TASK DESCRIPTION: Leave out the pictures and restate the rest of the data exactly.

::::

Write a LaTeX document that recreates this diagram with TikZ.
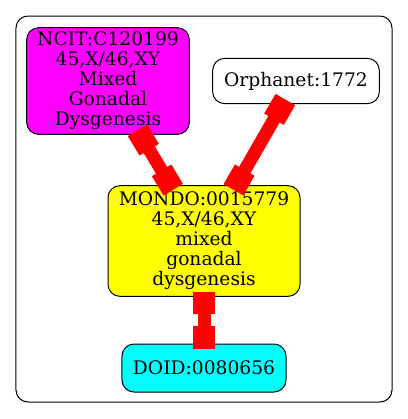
\documentclass[tikz,border=0pt]{standalone}
\usepackage{fontspec}
\setmainfont{DejaVu Serif}
\usetikzlibrary{calc}
\definecolor{ncitfill}{RGB}{255,0,255}
\definecolor{doidfill}{RGB}{0,255,255}
\definecolor{mondofill}{RGB}{255,255,0}

\begin{document}
\begin{tikzpicture}[x=0.75pt, y=-0.75pt,
	termbox/.style={draw, rounded corners=9pt, line width=0.75pt, align=center, inner sep=2pt, font=\fontsize{14}{15}\selectfont},
	link/.style={draw=red, line width=9.75pt},
	linkend/.style={draw=red, line width=17pt}]
			\useasboundingbox (0,0) rectangle (408,419);
			% Riquadro esterno
			\draw[rounded corners=9pt, line width=0.75pt] (16,16) rectangle (392,402);
			
			% Nodi
			\node[termbox, fill=ncitfill, minimum width=122pt, minimum height=80pt] (ncit) at (108,81) {NCIT:C120199\\45,X/46,XY\\Mixed\\Gonadal\\Dysgenesis};
			\node[termbox, fill=white, minimum width=125pt, minimum height=34pt] (orpha) at (296,81) {Orphanet:1772};
			\node[termbox, fill=mondofill, minimum width=144pt, minimum height=83pt] (mondo) at (204,241) {MONDO:0015779\\45,X/46,XY\\mixed\\gonadal\\dysgenesis};
			\node[termbox, fill=doidfill, minimum width=123pt, minimum height=36pt] (doid) at (204,368) {DOID:0080656};
			
			% Collegamenti con estremi a blocco
			\foreach \a/\b in {ncit/mondo, orpha/mondo, mondo/doid} {
				\path (\a) -- (\b) coordinate[pos=0] (s) coordinate[pos=1] (e);
				\draw[link] (s) -- (e);
				\draw[linkend] ($(s)!-4pt!(e)$) -- ($(s)!13pt!(e)$);
				\draw[linkend] ($(e)!-4pt!(s)$) -- ($(e)!13pt!(s)$);
			}
		\end{tikzpicture}
\end{document}
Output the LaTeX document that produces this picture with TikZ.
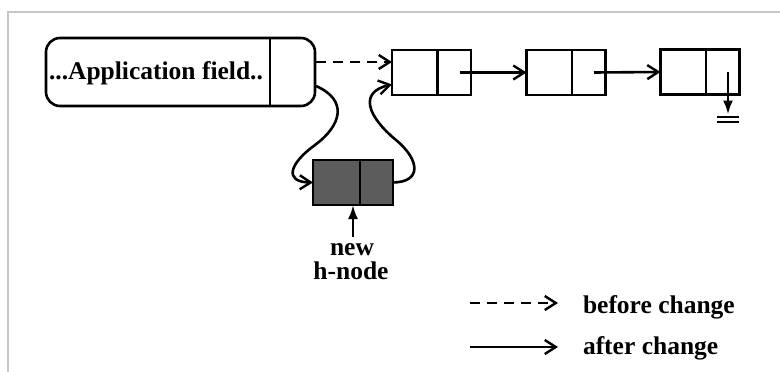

::::

SOLUTION:
Write a LaTeX document that recreates this diagram with TikZ.
\documentclass[tikz,border=0pt]{standalone}
\usepackage{fontspec}
\setmainfont{DejaVu Serif}
\usetikzlibrary{calc}
\definecolor{ncitfill}{RGB}{255,0,255}
\definecolor{doidfill}{RGB}{0,255,255}
\definecolor{mondofill}{RGB}{255,255,0}

\begin{document}
\begin{tikzpicture}[x=0.75pt, y=-0.75pt,
	termbox/.style={draw, rounded corners=9pt, line width=0.75pt, align=center, inner sep=2pt, font=\fontsize{14}{15}\selectfont},
	link/.style={draw=red, line width=9.75pt},
	linkend/.style={draw=red, line width=17pt}]
			\useasboundingbox (0,0) rectangle (408,419);
			% Riquadro esterno
			\draw[rounded corners=9pt, line width=0.75pt] (16,16) rectangle (392,402);
			
			% Nodi
			\node[termbox, fill=ncitfill, minimum width=122pt, minimum height=80pt] (ncit) at (108,81) {NCIT:C120199\\45,X/46,XY\\Mixed\\Gonadal\\Dysgenesis};
			\node[termbox, fill=white, minimum width=125pt, minimum height=34pt] (orpha) at (296,81) {Orphanet:1772};
			\node[termbox, fill=mondofill, minimum width=144pt, minimum height=83pt] (mondo) at (204,241) {MONDO:0015779\\45,X/46,XY\\mixed\\gonadal\\dysgenesis};
			\node[termbox, fill=doidfill, minimum width=123pt, minimum height=36pt] (doid) at (204,368) {DOID:0080656};
			
			% Collegamenti con estremi a blocco
			\foreach \a/\b in {ncit/mondo, orpha/mondo, mondo/doid} {
				\path (\a) -- (\b) coordinate[pos=0] (s) coordinate[pos=1] (e);
				\draw[link] (s) -- (e);
				\draw[linkend] ($(s)!-4pt!(e)$) -- ($(s)!13pt!(e)$);
				\draw[linkend] ($(e)!-4pt!(s)$) -- ($(e)!13pt!(s)$);
			}
		\end{tikzpicture}
\end{document}
Output the LaTeX document that produces this picture with TikZ.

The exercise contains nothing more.